ついに私は高校の進路相談で、担任の先生に「じつはマンガ家になりたい」と告げました。その一言をいうのに、私はどれだけ自分を鼓舞しなければならなかったでしょう。ところが、先生は頭ごなしに否定することなく、「その若さで将来を決められることは素晴らしい」とほめてくださいました。担任は古文の先生で、私がクラスに置いてあるノートに書き続けていた童話を全て読んでくれていて「とても面白いので児童文学作家になればいいのに」とも言われましたが、私は「いえ、児童文学ではなくマンガなんです。マンガ家は16歳でデビューする人もいるので焦っています」と話しました。

実際このとき里中満智子さんが16歳でデビューをしていました。私は里中さんと同じ時期に投稿していましたが、里中さんは入選で、私は「もっと頑張りましょう」。自分でもその能力の差はよくわかっていましたから、やみくもに投稿するのではなく、実力をつけてからしかるべきところで投稿しようと思うようになっていました。

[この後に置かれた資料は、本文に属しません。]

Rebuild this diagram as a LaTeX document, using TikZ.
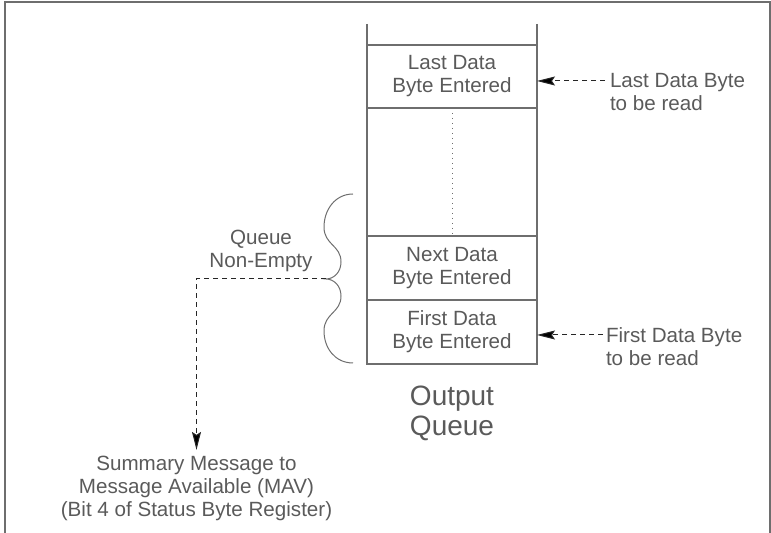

自分に対する社会の評価を客観的に見られるようになってきたのだと思います。

高校3年の10月くらいに、石森先生のお仲間で少女マンガ家の西谷祥子さんから作品の応募をしませんか、という連絡をいただきました。西谷さんを担当している編集者の方が「どうやら竹宮惠子という人は西谷作品が好きなようだから、本人から話をすれば応募するだろう」と考えて連絡をさせたようでした。実際にマンガを連載しているプロからそのような連絡がきたことは、当時の私にとって衝撃的で光栄なことでした。

それで、『マーガレット』に投稿する作品を描くために徹夜をして、人生で初めて翌日の授業をフケました。それまでは母親の手前もあって授業をサボるなんてことは全くなかったのですが、このときばかりはもうどうしようもなかったのです。